# Required work:
From the first line of the data below through the line bearing "ax = fig.add_axes([81.5", reproduce each line exactly; do not include pictures.

-- Dataset records start --

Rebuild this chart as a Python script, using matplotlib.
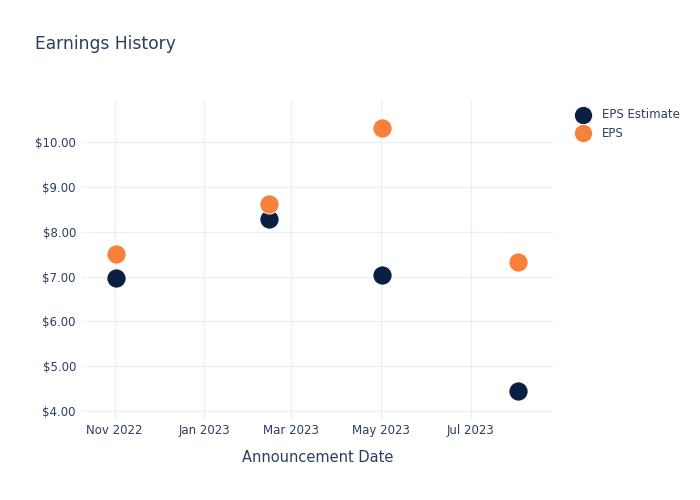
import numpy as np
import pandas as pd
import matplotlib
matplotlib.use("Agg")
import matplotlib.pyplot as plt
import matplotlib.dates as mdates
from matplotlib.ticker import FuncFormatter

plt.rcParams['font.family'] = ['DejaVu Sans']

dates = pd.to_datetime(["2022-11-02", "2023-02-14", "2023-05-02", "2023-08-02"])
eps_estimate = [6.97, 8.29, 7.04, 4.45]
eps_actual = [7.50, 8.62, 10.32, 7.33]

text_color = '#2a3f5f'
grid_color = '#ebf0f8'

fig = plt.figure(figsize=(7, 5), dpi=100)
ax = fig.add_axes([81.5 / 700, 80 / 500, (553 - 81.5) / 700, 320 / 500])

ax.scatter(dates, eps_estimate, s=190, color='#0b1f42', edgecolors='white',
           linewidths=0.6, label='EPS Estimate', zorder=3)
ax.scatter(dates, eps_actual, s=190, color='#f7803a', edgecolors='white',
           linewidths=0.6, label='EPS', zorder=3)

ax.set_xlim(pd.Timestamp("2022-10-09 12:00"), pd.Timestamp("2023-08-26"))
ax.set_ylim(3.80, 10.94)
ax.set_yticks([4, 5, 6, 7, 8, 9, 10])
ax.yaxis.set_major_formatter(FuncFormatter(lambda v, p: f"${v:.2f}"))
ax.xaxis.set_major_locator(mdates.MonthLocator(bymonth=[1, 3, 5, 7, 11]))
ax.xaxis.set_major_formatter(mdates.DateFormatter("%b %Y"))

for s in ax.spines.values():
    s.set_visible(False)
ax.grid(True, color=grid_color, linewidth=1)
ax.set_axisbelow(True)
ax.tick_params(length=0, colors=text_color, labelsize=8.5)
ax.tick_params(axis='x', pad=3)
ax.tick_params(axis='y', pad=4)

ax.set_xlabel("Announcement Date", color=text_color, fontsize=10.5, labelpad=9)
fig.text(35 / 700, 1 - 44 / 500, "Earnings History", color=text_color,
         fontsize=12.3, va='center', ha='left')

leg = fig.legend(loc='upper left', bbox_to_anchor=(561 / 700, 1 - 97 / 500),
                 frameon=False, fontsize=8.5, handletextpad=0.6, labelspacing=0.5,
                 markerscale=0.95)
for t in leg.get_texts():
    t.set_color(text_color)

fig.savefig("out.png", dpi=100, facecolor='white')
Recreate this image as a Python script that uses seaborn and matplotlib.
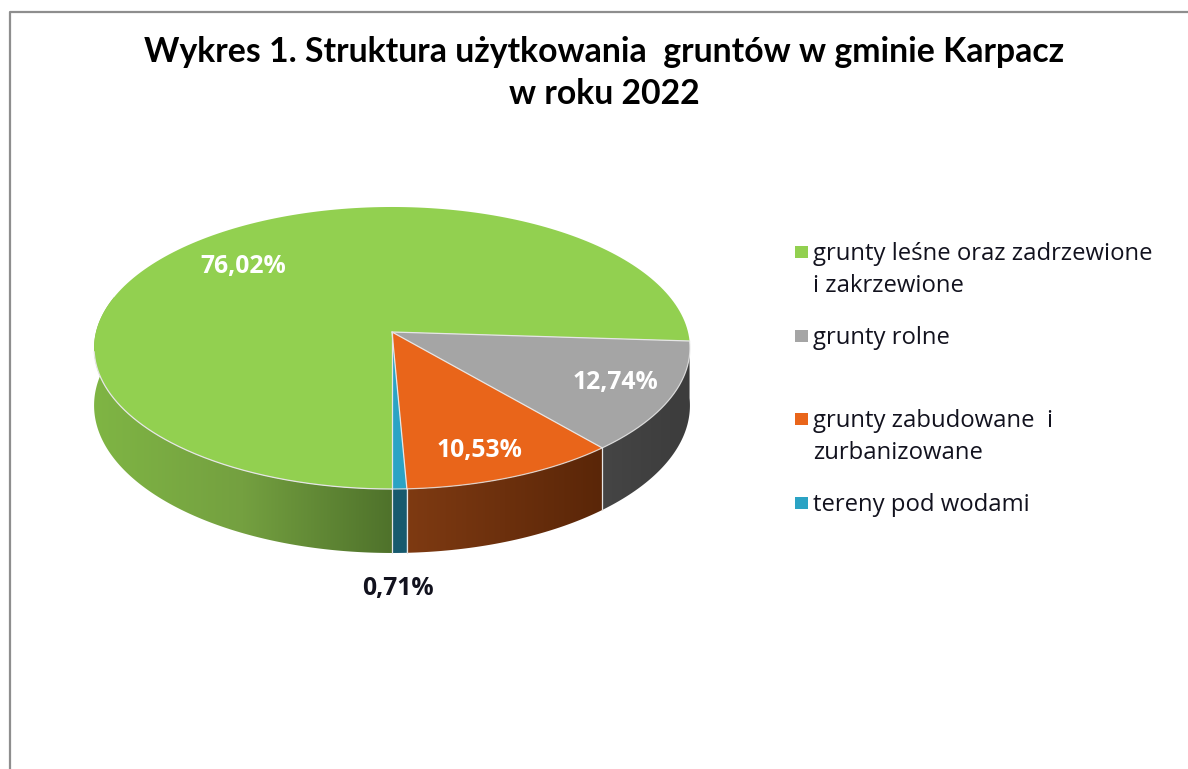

-- Dataset records end --

# Result of this exercise:
Rebuild this chart as a Python script, using matplotlib.
import numpy as np
import pandas as pd
import matplotlib
matplotlib.use("Agg")
import matplotlib.pyplot as plt
import matplotlib.dates as mdates
from matplotlib.ticker import FuncFormatter

plt.rcParams['font.family'] = ['DejaVu Sans']

dates = pd.to_datetime(["2022-11-02", "2023-02-14", "2023-05-02", "2023-08-02"])
eps_estimate = [6.97, 8.29, 7.04, 4.45]
eps_actual = [7.50, 8.62, 10.32, 7.33]

text_color = '#2a3f5f'
grid_color = '#ebf0f8'

fig = plt.figure(figsize=(7, 5), dpi=100)
ax = fig.add_axes([81.5 / 700, 80 / 500, (553 - 81.5) / 700, 320 / 500])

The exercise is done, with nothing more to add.